Here’s an example. Instead of telling your child, “Wow, you are so fast!” praise them instead by saying, “I am so impressed with the way you were determined to push your body to move your legs so quickly. You didn’t give up!”
Three | Chores, Chores, Chores
According to the longest running longitudinal study in history, there are two key factors people need to possess to be both happy and successful: love and work ethic. How, as parents can we instill those two traits in our children simultaneously? Chores. When children participate in chores they learn the importance of work ethic, and they feel loved knowing that they have a purpose in their family life and knowing that they are contributing to that family life.
But, we have to include them. And that means letting go of some of our own expectations along the way. They have to learn, and the only way for them to learn is to practice. Give them grace, and ample amounts of praise, and then learn to live with the missed crumbs –they will get it right, with time.
Four | Be There
In a Love and Logic world, it can be hard to remember that ultimately our children need us there, and they need us to be a safe and empathetic shoulder as much as they need us to walk them through the natural consequence they were just delivered. When something happens to our children, whether they get hurt, make a mistake, or are confronted with failure, you can (and should) rush to their side. In numerous studies, researchers found that adults who reflect on their childhood, had a much more positive perception of their parents when they were perceived as being there, rather than modeling self-reliance by maintaining their distance.
You can be there for your children, without ‘fixing’ the situation. And this is the Love component of Love and Logic. We don’t sit back when our child trips and falls; instead, we lovingly acknowledge their pain, “Ouch! That looks like it hurts; I am so sorry that happened. What would make it feel better?” and we offer them Logic when the time is right, “Do you think your shoes being untied caused you to trip? What are your ideas for preventing another trip?”
Five | Champion their ‘Weirdness’ and their Social-Butterfly Aptitude
Children are laughably weird, and it doesn’t take more than a year or two of parenting to also realize, they come to us as they are —wonderfully and wildly unique— with their own interests and passions and eccentricities. Rather than dejecting their affinity for dinosaur trivia, champion it and channel their interest into some real life connections, like paleontologists or a trip to a dinosaur museum. Warren Buffet attributes his success to his eccentric tendency toward entrepreneurship as a child.
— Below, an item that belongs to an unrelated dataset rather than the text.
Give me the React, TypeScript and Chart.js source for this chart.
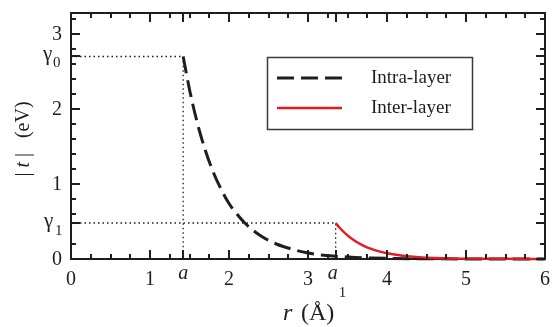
import { useEffect, useRef } from "react";
import { Chart, registerables } from "chart.js";

Chart.register(...registerables);

// Hopping magnitude |t| (eV) against separation r (Å)
const intraR = [1.42, 1.5, 1.6, 1.7, 1.8, 1.9, 2.0, 2.1, 2.2, 2.4, 2.6, 2.8, 3.0, 3.2, 3.4, 3.6, 3.8, 4.0, 4.5, 5.0, 5.5, 6.0];
const intraT = [2.7, 2.26, 1.81, 1.45, 1.16, 0.93, 0.74, 0.6, 0.48, 0.31, 0.2, 0.13, 0.08, 0.05, 0.033, 0.021, 0.014, 0.009, 0.003, 0.001, 0.0, 0.0];
const interR = [3.35, 3.4, 3.5, 3.6, 3.7, 3.8, 3.9, 4.0, 4.2, 4.4, 4.6, 4.8, 5.0, 5.5, 6.0];
const interT = [0.48, 0.417, 0.315, 0.237, 0.179, 0.135, 0.102, 0.077, 0.044, 0.025, 0.014, 0.008, 0.005, 0.002, 0.001];

// Reference distances and hopping values
const A = 1.42;
const A1 = 3.35;
const GAMMA0 = 2.7;
const GAMMA1 = 0.48;

const xMajor = [0, 1, 2, 3, 4, 5, 6];
const xMinor = [0.25, 0.5, 0.75, 1.25, 1.5, 1.75, 2.25, 2.5, 2.75, 3.25, 3.5, 3.75, 4.25, 4.5, 4.75, 5.25, 5.5, 5.75];
const yMajor = [0, 1, 2, 3];
const yMinor = [0.2, 0.6, 0.8, 1.2, 1.4, 1.6, 1.8, 2.2, 2.4, 2.6, 2.8, 3.2];

const X_MAX = 6;
const Y_MAX = 3.28;

const SERIF = '"Liberation Serif", "Times New Roman", serif';
const font = (size: number, italic = false) => `${italic ? "italic " : ""}${size}px ${SERIF}`;
const INK = "#1e1e1e";
const RED = "#e31b23";

const decor = {
  id: "decor",
  beforeDatasetsDraw(chart: any) {
    const { ctx, chartArea: ca } = chart;
    ctx.save();
    ctx.strokeStyle = INK;
    ctx.lineWidth = 2;
    ctx.strokeRect(ca.left, ca.top, ca.right - ca.left, ca.bottom - ca.top);
    ctx.restore();
  },
  afterDatasetsDraw(chart: any) {
    const { ctx, chartArea: ca } = chart;
    const xs = chart.scales.x;
    const ys = chart.scales.y;
    ctx.save();
    ctx.strokeStyle = INK;
    ctx.lineWidth = 2;

    const xTick = (v: number, len: number) => {
      const px = Math.round(xs.getPixelForValue(v));
      ctx.beginPath();
      ctx.moveTo(px, ca.bottom);
      ctx.lineTo(px, ca.bottom - len);
      ctx.moveTo(px, ca.top);
      ctx.lineTo(px, ca.top + len);
      ctx.stroke();
    };
    const yTick = (v: number, len: number) => {
      const py = Math.round(ys.getPixelForValue(v));
      ctx.beginPath();
      ctx.moveTo(ca.left, py);
      ctx.lineTo(ca.left + len, py);
      ctx.moveTo(ca.right, py);
      ctx.lineTo(ca.right - len, py);
      ctx.stroke();
    };
    xMajor.forEach((v) => xTick(v, 9));
    xMinor.forEach((v) => xTick(v, 5));
    [A, A1].forEach((v) => xTick(v, 9));
    yMajor.forEach((v) => yTick(v, 9));
    yMinor.forEach((v) => yTick(v, 5));
    [GAMMA0, GAMMA1].forEach((v) => yTick(v, 9));

    ctx.fillStyle = INK;
    ctx.textBaseline = "alphabetic";

    // x tick labels
    ctx.font = font(20);
    ctx.textAlign = "center";
    xMajor.forEach((v) => ctx.fillText(String(v), xs.getPixelForValue(v), 285));
    ctx.font = font(20, true);
    ctx.fillText("a", xs.getPixelForValue(A), 279);
    const pa1 = xs.getPixelForValue(A1);
    ctx.fillText("a", pa1 - 3, 279);
    ctx.font = font(15);
    ctx.textAlign = "left";
    ctx.fillText("1", pa1 + 3, 297);

    // y tick labels
    ctx.font = font(20);
    ctx.textAlign = "right";
    ctx.textBaseline = "middle";
    yMajor.forEach((v) => ctx.fillText(String(v), 62, ys.getPixelForValue(v) + 1));
    ctx.textBaseline = "alphabetic";
    ctx.textAlign = "left";
    const g0 = ys.getPixelForValue(GAMMA0);
    const g1 = ys.getPixelForValue(GAMMA1);
    ctx.font = font(21);
    ctx.fillText("γ", 43, g0 + 3);
    ctx.fillText("γ", 44, g1 + 4);
    ctx.font = font(15);
    ctx.fillText("0", 53, g0 + 10);
    ctx.fillText("1", 55, g1 + 12);

    // axis titles
    ctx.font = font(24, true);
    ctx.fillText("r", 283, 320);
    ctx.font = font(24);
    ctx.fillText("(Å)", 301, 320);

    ctx.save();
    ctx.translate(29, 139);
    ctx.rotate(-Math.PI / 2);
    const runs: [string, string][] = [
      ["|", font(20)],
      [" ", font(20)],
      ["t", font(20, true)],
      [" ", font(20)],
      ["|", font(20)],
      ["   (eV)", font(20)],
    ];
    let total = 0;
    runs.forEach(([t, f]) => {
      ctx.font = f;
      total += ctx.measureText(t).width;
    });
    let cx = -total / 2;
    runs.forEach(([t, f]) => {
      ctx.font = f;
      ctx.fillText(t, cx, 0);
      cx += ctx.measureText(t).width;
    });
    ctx.restore();

    // legend
    const lx = 267;
    const ly = 57;
    ctx.fillStyle = "#ffffff";
    ctx.fillRect(lx, ly, 205, 72);
    ctx.strokeStyle = "#3a3a3a";
    ctx.lineWidth = 1.5;
    ctx.strokeRect(lx + 0.5, ly + 0.5, 205, 72);
    const items = chart.data.datasets.filter((d: any) => d.label);
    items.forEach((d: any, i: number) => {
      const y = 78 + i * 30;
      ctx.strokeStyle = d.borderColor;
      ctx.lineWidth = d.borderWidth;
      ctx.setLineDash(d.borderDash || []);
      ctx.beginPath();
      ctx.moveTo(277, y);
      ctx.lineTo(342, y);
      ctx.stroke();
      ctx.setLineDash([]);
      ctx.fillStyle = INK;
      ctx.font = font(19);
      ctx.fillText(d.label, 371, y + 5);
    });
    ctx.restore();
  },
};

const pts = (xs: number[], ys: number[]) => xs.map((x, i) => ({ x, y: ys[i] }));

export default function App() {
  const ref = useRef<HTMLCanvasElement>(null);

  useEffect(() => {
    if (!ref.current) return;
    const chart = new Chart(ref.current, {
      type: "scatter",
      data: {
        datasets: [
          {
            label: "Intra-layer",
            data: pts(intraR, intraT),
            showLine: true,
            borderColor: INK,
            borderWidth: 3,
            borderDash: [17, 7],
            pointRadius: 0,
            cubicInterpolationMode: "monotone",
            clip: 6,
            order: 1,
          },
          {
            label: "Inter-layer",
            data: pts(interR, interT),
            showLine: true,
            borderColor: RED,
            borderWidth: 2.5,
            pointRadius: 0,
            cubicInterpolationMode: "monotone",
            clip: 6,
            order: 0,
          },
          {
            label: "",
            data: [
              { x: 0, y: GAMMA0 },
              { x: A, y: GAMMA0 },
              { x: A, y: 0 },
            ],
            showLine: true,
            borderColor: INK,
            borderWidth: 1.3,
            borderDash: [1.5, 3],
            pointRadius: 0,
            order: 2,
          },
          {
            label: "",
            data: [
              { x: 0, y: GAMMA1 },
              { x: A1, y: GAMMA1 },
              { x: A1, y: 0 },
            ],
            showLine: true,
            borderColor: INK,
            borderWidth: 1.3,
            borderDash: [1.5, 3],
            pointRadius: 0,
            order: 3,
          },
        ],
      } as any,
      options: {
        animation: false,
        responsive: false,
        layout: { padding: { left: 71, right: 7, top: 13, bottom: 68 } },
        scales: {
          x: { type: "linear", min: 0, max: X_MAX, display: false },
          y: { type: "linear", min: 0, max: Y_MAX, display: false },
        },
        plugins: { legend: { display: false }, tooltip: { enabled: false } },
      },
      plugins: [decor],
    });
    return () => chart.destroy();
  }, []);

  return (
    <div style={{ position: "fixed", left: 0, top: 0, width: 552, height: 327, background: "#fff" }}>
      <canvas ref={ref} width={552} height={327} />
    </div>
  );
}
So embrace their quirkiness, and help to develop it so they can later leverage it for success and happiness.
While we’re discussing comments you may anticipate hearing at Parent Teacher Conferences, if your child is often discussed as being ‘too social’, help them to curtail it…to an extent, and know that children who are perceived as prosocial, later have a significant financial lead. And if your child struggles socially, seek out opportunities and employ strategies to help improve their social skills and their future.
While there is no handbook for parenting, employing these 5 study-proven and scientifically supported practices will help you to raise children who are both well adjusted and successful. And, at the end of the day, if “all you need is love”, and your children are loved and secure, you have already started a beautiful legacy. We are so looking forward to the return on our investment, of a home filled with grown children during the holidays.